Я был зятем Хрущева | страница 108



Снегов всегда говорил, что идея коммунизма сильнее любых невзгод и ее не удастся дискредитировать никакими беззакониями бериевской банды. За всеми этими такими волнующими разговорами – ни одной жалобы на личную участь и только большая тревога за судьбы страны и партии, высказываемая в условиях, полностью исключающих демагогию и вранье. И факты, множество фактов, имена, даты, удивительно сбереженные светлым умом этого человека. Я спрашивал, почему же участники процессов 1937 года, большевики, делавшие революцию, не раз глядевшие в глаза смерти в борьбе за Советскую власть, давали такие чудовищные показания, оказались слабыми людьми?

«Они были сильными и преданными людьми, – отвечал Снегов. – Они были настолько преданными, что предпочли умереть, согласиться на чудовищную ложь, лишь бы на публичных процессах перед лицом всего мира не дискредитировать дело, бывшее им дороже жизни». Это объяснение я не раз слышал от старых большевиков, загнанных Сталиным в тюрьмы. Глядя на Снегова, маленького, одетого в лохмотья, я видел перед собой гиганта духа, ничем не сломленного большевика, настоящего коммуниста. Мне казалось важным сберечь этого человека, ведь мы твердо верили в то, что кошмарный сон, персонажами которого мы являлись, не может не кончиться.

5 марта 1953 года вселило в нашу абстрактную надежду твердую уверенность. Со спины у нас, заключенных, спороли номера, и под страхом карцера было запрещено хранить их. В поведении администрации лагеря чувствовалась нервозность, участились ночные проверки и обыски.
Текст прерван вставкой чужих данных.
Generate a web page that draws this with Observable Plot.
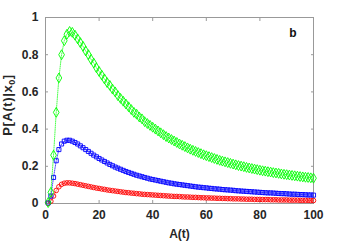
<!DOCTYPE html>
<html><head><meta charset="utf-8">
<script src="https://cdn.jsdelivr.net/npm/d3@7"></script>
<script src="https://cdn.jsdelivr.net/npm/@observablehq/plot@0.6"></script>
<style>body{margin:0;background:#fff}</style>
</head><body><div id="chart"></div>
<script>
const xTicks = [0, 20, 40, 60, 80, 100];
const yTicks = [0, 0.2, 0.4, 0.6, 0.8, 1];
const yTickLabels = ["0", "0.2", "0.4", "0.6", "0.8", "1"];
const panelLabel = "b";
const xLabel = "A(t)";
const green = [0.005,0.06,0.26,0.49,0.675,0.80,0.875,0.91,0.925,0.92,0.905,0.885,0.865,0.845,0.82,0.80,0.775,0.755,0.73,0.71,0.69,0.67,0.65,0.635,0.615,0.60,0.58,0.565,0.55,0.535,0.52,0.505,0.49,0.48,0.465,0.455,0.44,0.43,0.42,0.41,0.40,0.39,0.38,0.37,0.36,0.352,0.344,0.336,0.328,0.32,0.313,0.306,0.299,0.292,0.286,0.28,0.274,0.268,0.262,0.257,0.252,0.247,0.242,0.237,0.232,0.228,0.224,0.22,0.216,0.212,0.208,0.204,0.201,0.198,0.194,0.191,0.188,0.185,0.182,0.179,0.176,0.174,0.171,0.169,0.166,0.164,0.162,0.159,0.157,0.155,0.153,0.151,0.149,0.147,0.145,0.143,0.141,0.14,0.138,0.136];
const blue = [0.003,0.04,0.14,0.23,0.29,0.32,0.335,0.34,0.34,0.335,0.328,0.32,0.31,0.30,0.29,0.28,0.27,0.26,0.251,0.242,0.234,0.226,0.218,0.21,0.203,0.196,0.19,0.184,0.178,0.172,0.167,0.162,0.157,0.152,0.148,0.144,0.14,0.136,0.132,0.129,0.126,0.123,0.12,0.117,0.114,0.111,0.109,0.106,0.104,0.102,0.1,0.098,0.096,0.094,0.092,0.09,0.088,0.087,0.085,0.084,0.082,0.081,0.079,0.078,0.077,0.075,0.074,0.073,0.072,0.071,0.069,0.068,0.067,0.066,0.065,0.064,0.063,0.062,0.061,0.06,0.059,0.058,0.057,0.057,0.056,0.055,0.054,0.053,0.053,0.052,0.051,0.05,0.05,0.049,0.048,0.048,0.047,0.046,0.046,0.045];
const red = [0.001,0.012,0.04,0.07,0.09,0.103,0.109,0.111,0.111,0.109,0.107,0.104,0.101,0.098,0.095,0.092,0.089,0.086,0.083,0.081,0.078,0.076,0.073,0.071,0.069,0.067,0.065,0.063,0.061,0.059,0.058,0.056,0.055,0.053,0.052,0.05,0.049,0.048,0.047,0.046,0.045,0.044,0.043,0.042,0.041,0.04,0.039,0.038,0.038,0.037,0.036,0.035,0.035,0.034,0.033,0.033,0.032,0.031,0.031,0.03,0.03,0.029,0.029,0.028,0.028,0.027,0.027,0.026,0.026,0.025,0.025,0.025,0.024,0.024,0.023,0.023,0.023,0.022,0.022,0.022,0.021,0.021,0.021,0.02,0.02,0.02,0.019,0.019,0.019,0.019,0.018,0.018,0.018,0.018,0.017,0.017,0.017,0.017,0.016,0.016];
const xs = d3.range(1, 101);

const series = [
  {vals: red, color: "#ff0000", symbol: "circle", r: 2.3},
  {vals: blue, color: "#0000ff", symbol: "square", r: 2.3},
  {vals: green, color: "#00ff00", symbol: "diamond", r: 3}
];

const marks = [];
for (const s of series) {
  const data = xs.map((x, i) => ({x, y: s.vals[i]}));
  marks.push(Plot.line(data, {x: "x", y: "y", stroke: s.color, strokeWidth: 0.7, strokeDasharray: "1,1.2"}));
  marks.push(Plot.dot(data, {x: "x", y: "y", stroke: s.color, symbol: s.symbol, r: s.r, strokeWidth: 0.9, fill: "none"}));
}

const chart = Plot.plot({
  width: 346, height: 242,
  marginLeft: 45, marginRight: 33, marginTop: 17, marginBottom: 39,
  style: {fontFamily: "'Liberation Sans', Arial, sans-serif", fontSize: "12px", fontWeight: "bold", color: "#262626", background: "#fff"},
  x: {domain: [0, 100]},
  y: {domain: [0, 1]},
  marks: [
    Plot.frame({stroke: "#999", strokeWidth: 1}),
    Plot.axisX({anchor: "bottom", ticks: xTicks, tickSize: -3, tickPadding: 10, stroke: "#999", label: xLabel, labelAnchor: "center", labelOffset: 34, labelArrow: "none", fill: "#262626"}),
    Plot.axisX({anchor: "top", ticks: xTicks, tickSize: -3, stroke: "#999", tickFormat: () => "", label: null}),
    Plot.axisY({anchor: "left", ticks: yTicks, tickSize: -3, tickPadding: 10, stroke: "#999", tickFormat: (d, i) => yTickLabels[i], label: null, fill: "#262626"}),
    Plot.axisY({anchor: "right", ticks: yTicks, tickSize: -3, stroke: "#999", tickFormat: () => "", label: null}),
    ...marks,
    Plot.text([panelLabel], {text: d => d, frameAnchor: "top-right", dx: -17, dy: 11, fontWeight: "bold", fontSize: 12, fill: "#111"})
  ]
});
document.getElementById("chart").appendChild(chart);

// y-axis label with subscript
const svg = d3.select(chart);
const t = svg.append("text")
  .attr("transform", "translate(12,105) rotate(-90)")
  .attr("text-anchor", "middle")
  .attr("fill", "#262626")
  .style("font-weight", "bold").style("font-size", "13px").style("letter-spacing", "0.6px");
t.append("tspan").text("P[A(t)|x");
t.append("tspan").attr("dy", 3).style("font-size", "9px").text("0");
t.append("tspan").attr("dy", -3).text("]");
</script></body></html>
Боязливо оглядываясь по сторонам, в бараки заходил то один, то другой надзиратель и говорил: «Ведь я-то вам ничего плохого не делал, ребята». – «Пошел вон, мерзавец», – отвечали ему.

В безлюдной части лагеря, вблизи покосившегося, вросшего в землю морга, медленно прогуливались три человека: Снегов, я и Куликовский – бывший государственный санитарный инспектор Донецкой области, осужденный в 1938 году к 20 годам заключения по обвинению во вредительстве.

– Сейчас очень тревожный период, – говорил Снегов. – Берия – министр государственной безопасности. В его руках – неограниченная власть, и он воспользуется ею, чтобы расправиться с новым правительством, стать диктатором. Он хорошо усвоил методы своего учителя. Я знаю этого мерзавца еще с начала тридцатых годов по работе в Закавказском крайкоме партии. Я был заворготделом, он – начальником Грузинского ГПУ. Мне известно, что через своих подручных он устраивал «восстания» в горах, «подавлял» эти восстания, а затем прятал концы в воду, уничтожая своих сообщников-провокаторов. Затем он сообщал Сталину о подавлении несуществующих восстаний и таким образом выслуживался перед ним. Продвижение по службе шло быстро: вскоре начальник ГрузГПУ стал начальником ГПУ всего Закавказья.